__Aim__: Produce an exact transcription of the listing below, omitting the pictures.

__Recorded information__:
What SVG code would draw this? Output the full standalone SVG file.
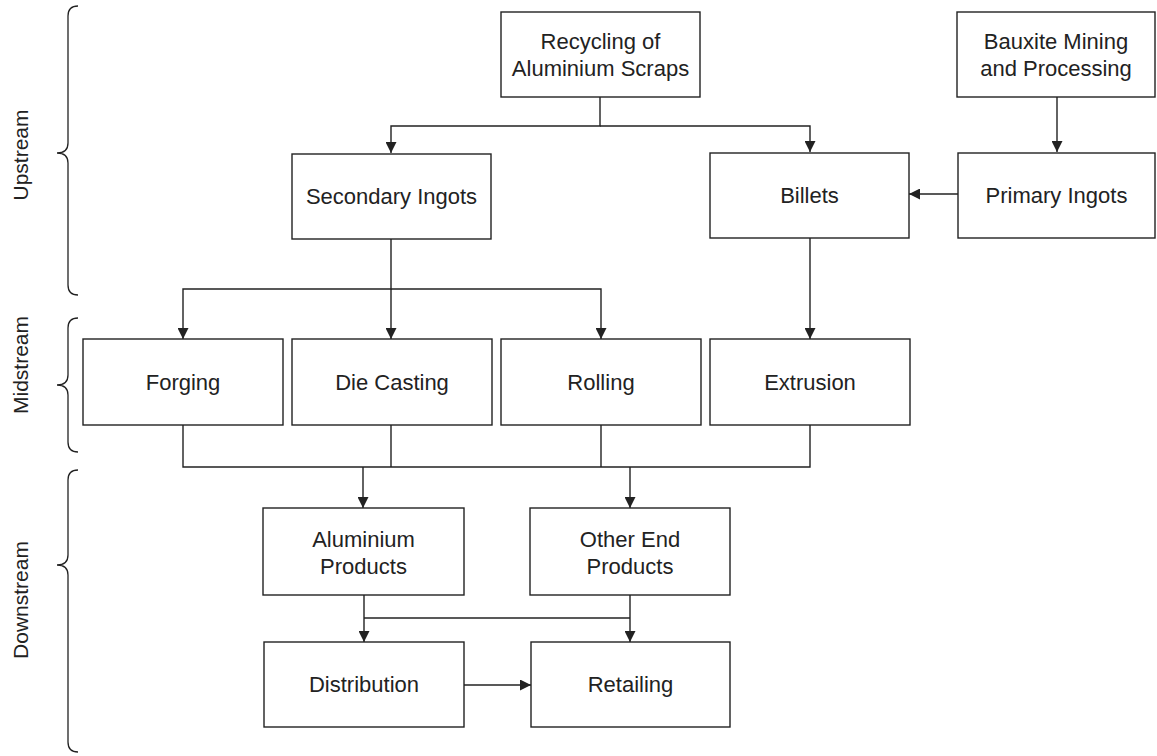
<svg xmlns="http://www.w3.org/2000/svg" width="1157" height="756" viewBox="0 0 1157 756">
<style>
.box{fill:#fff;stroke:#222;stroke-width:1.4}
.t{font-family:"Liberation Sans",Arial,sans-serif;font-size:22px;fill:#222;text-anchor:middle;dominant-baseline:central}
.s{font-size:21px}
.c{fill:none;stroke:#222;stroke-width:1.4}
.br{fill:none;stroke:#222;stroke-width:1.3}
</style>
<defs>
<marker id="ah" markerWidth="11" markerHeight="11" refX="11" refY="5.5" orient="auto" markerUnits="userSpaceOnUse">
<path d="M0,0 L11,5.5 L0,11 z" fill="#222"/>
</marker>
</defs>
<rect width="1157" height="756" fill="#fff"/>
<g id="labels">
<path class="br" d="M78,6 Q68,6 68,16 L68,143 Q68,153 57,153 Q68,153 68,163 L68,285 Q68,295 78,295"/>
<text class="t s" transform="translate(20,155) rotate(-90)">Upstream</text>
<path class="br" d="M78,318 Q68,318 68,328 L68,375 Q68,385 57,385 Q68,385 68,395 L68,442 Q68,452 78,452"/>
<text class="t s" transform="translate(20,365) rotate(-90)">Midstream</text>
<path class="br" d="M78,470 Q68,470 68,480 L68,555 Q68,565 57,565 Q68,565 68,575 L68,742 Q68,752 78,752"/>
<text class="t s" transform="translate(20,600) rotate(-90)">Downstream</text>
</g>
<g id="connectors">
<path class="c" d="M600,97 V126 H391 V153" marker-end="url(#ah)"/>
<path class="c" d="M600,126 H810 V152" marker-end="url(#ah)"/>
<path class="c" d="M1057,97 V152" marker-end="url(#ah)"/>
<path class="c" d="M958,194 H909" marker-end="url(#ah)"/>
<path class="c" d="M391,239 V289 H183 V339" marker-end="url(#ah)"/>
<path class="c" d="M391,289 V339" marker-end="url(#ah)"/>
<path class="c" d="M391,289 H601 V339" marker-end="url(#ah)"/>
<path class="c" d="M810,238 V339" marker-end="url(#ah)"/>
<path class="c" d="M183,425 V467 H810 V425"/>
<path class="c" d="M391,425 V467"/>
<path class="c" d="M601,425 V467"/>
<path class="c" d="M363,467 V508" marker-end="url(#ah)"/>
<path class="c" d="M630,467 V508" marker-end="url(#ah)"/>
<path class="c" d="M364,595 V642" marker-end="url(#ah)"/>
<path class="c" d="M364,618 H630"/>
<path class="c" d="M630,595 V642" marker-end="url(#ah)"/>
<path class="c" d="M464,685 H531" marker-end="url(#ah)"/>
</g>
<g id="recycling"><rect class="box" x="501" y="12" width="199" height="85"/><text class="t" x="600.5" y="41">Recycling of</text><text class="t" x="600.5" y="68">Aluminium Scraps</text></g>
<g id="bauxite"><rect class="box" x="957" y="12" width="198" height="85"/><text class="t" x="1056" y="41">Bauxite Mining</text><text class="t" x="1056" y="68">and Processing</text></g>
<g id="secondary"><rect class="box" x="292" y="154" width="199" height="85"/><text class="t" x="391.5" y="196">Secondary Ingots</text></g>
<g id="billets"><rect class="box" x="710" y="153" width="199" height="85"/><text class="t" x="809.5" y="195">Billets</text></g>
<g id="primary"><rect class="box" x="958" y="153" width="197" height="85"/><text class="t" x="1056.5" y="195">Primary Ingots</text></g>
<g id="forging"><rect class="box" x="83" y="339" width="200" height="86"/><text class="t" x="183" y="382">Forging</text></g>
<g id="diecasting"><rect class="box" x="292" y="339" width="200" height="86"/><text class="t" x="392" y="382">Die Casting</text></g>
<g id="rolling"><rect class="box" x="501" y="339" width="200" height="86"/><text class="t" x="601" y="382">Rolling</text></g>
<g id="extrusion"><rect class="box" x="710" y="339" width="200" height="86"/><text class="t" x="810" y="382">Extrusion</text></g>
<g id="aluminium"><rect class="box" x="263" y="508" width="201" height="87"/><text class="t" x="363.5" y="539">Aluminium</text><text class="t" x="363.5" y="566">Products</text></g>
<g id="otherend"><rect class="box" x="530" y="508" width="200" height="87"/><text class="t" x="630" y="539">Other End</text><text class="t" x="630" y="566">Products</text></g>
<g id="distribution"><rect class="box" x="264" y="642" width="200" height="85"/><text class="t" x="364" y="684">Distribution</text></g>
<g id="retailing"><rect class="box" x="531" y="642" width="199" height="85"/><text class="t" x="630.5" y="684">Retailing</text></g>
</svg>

__Right answer__:
What SVG code would draw this? Output the full standalone SVG file.
<svg xmlns="http://www.w3.org/2000/svg" width="1157" height="756" viewBox="0 0 1157 756">
<style>
.box{fill:#fff;stroke:#222;stroke-width:1.4}
.t{font-family:"Liberation Sans",Arial,sans-serif;font-size:22px;fill:#222;text-anchor:middle;dominant-baseline:central}
.s{font-size:21px}
.c{fill:none;stroke:#222;stroke-width:1.4}
.br{fill:none;stroke:#222;stroke-width:1.3}
</style>
<defs>
<marker id="ah" markerWidth="11" markerHeight="11" refX="11" refY="5.5" orient="auto" markerUnits="userSpaceOnUse">
<path d="M0,0 L11,5.5 L0,11 z" fill="#222"/>
</marker>
</defs>
<rect width="1157" height="756" fill="#fff"/>
<g id="labels">
<path class="br" d="M78,6 Q68,6 68,16 L68,143 Q68,153 57,153 Q68,153 68,163 L68,285 Q68,295 78,295"/>
<text class="t s" transform="translate(20,155) rotate(-90)">Upstream</text>
<path class="br" d="M78,318 Q68,318 68,328 L68,375 Q68,385 57,385 Q68,385 68,395 L68,442 Q68,452 78,452"/>
<text class="t s" transform="translate(20,365) rotate(-90)">Midstream</text>
<path class="br" d="M78,470 Q68,470 68,480 L68,555 Q68,565 57,565 Q68,565 68,575 L68,742 Q68,752 78,752"/>
<text class="t s" transform="translate(20,600) rotate(-90)">Downstream</text>
</g>
<g id="connectors">
<path class="c" d="M600,97 V126 H391 V153" marker-end="url(#ah)"/>
<path class="c" d="M600,126 H810 V152" marker-end="url(#ah)"/>
<path class="c" d="M1057,97 V152" marker-end="url(#ah)"/>
<path class="c" d="M958,194 H909" marker-end="url(#ah)"/>
<path class="c" d="M391,239 V289 H183 V339" marker-end="url(#ah)"/>
<path class="c" d="M391,289 V339" marker-end="url(#ah)"/>
<path class="c" d="M391,289 H601 V339" marker-end="url(#ah)"/>
<path class="c" d="M810,238 V339" marker-end="url(#ah)"/>
<path class="c" d="M183,425 V467 H810 V425"/>
<path class="c" d="M391,425 V467"/>
<path class="c" d="M601,425 V467"/>
<path class="c" d="M363,467 V508" marker-end="url(#ah)"/>
<path class="c" d="M630,467 V508" marker-end="url(#ah)"/>
<path class="c" d="M364,595 V642" marker-end="url(#ah)"/>
<path class="c" d="M364,618 H630"/>
<path class="c" d="M630,595 V642" marker-end="url(#ah)"/>
<path class="c" d="M464,685 H531" marker-end="url(#ah)"/>
</g>
<g id="recycling"><rect class="box" x="501" y="12" width="199" height="85"/><text class="t" x="600.5" y="41">Recycling of</text><text class="t" x="600.5" y="68">Aluminium Scraps</text></g>
<g id="bauxite"><rect class="box" x="957" y="12" width="198" height="85"/><text class="t" x="1056" y="41">Bauxite Mining</text><text class="t" x="1056" y="68">and Processing</text></g>
<g id="secondary"><rect class="box" x="292" y="154" width="199" height="85"/><text class="t" x="391.5" y="196">Secondary Ingots</text></g>
<g id="billets"><rect class="box" x="710" y="153" width="199" height="85"/><text class="t" x="809.5" y="195">Billets</text></g>
<g id="primary"><rect class="box" x="958" y="153" width="197" height="85"/><text class="t" x="1056.5" y="195">Primary Ingots</text></g>
<g id="forging"><rect class="box" x="83" y="339" width="200" height="86"/><text class="t" x="183" y="382">Forging</text></g>
<g id="diecasting"><rect class="box" x="292" y="339" width="200" height="86"/><text class="t" x="392" y="382">Die Casting</text></g>
<g id="rolling"><rect class="box" x="501" y="339" width="200" height="86"/><text class="t" x="601" y="382">Rolling</text></g>
<g id="extrusion"><rect class="box" x="710" y="339" width="200" height="86"/><text class="t" x="810" y="382">Extrusion</text></g>
<g id="aluminium"><rect class="box" x="263" y="508" width="201" height="87"/><text class="t" x="363.5" y="539">Aluminium</text><text class="t" x="363.5" y="566">Products</text></g>
<g id="otherend"><rect class="box" x="530" y="508" width="200" height="87"/><text class="t" x="630" y="539">Other End</text><text class="t" x="630" y="566">Products</text></g>
<g id="distribution"><rect class="box" x="264" y="642" width="200" height="85"/><text class="t" x="364" y="684">Distribution</text></g>
<g id="retailing"><rect class="box" x="531" y="642" width="199" height="85"/><text class="t" x="630.5" y="684">Retailing</text></g>
</svg>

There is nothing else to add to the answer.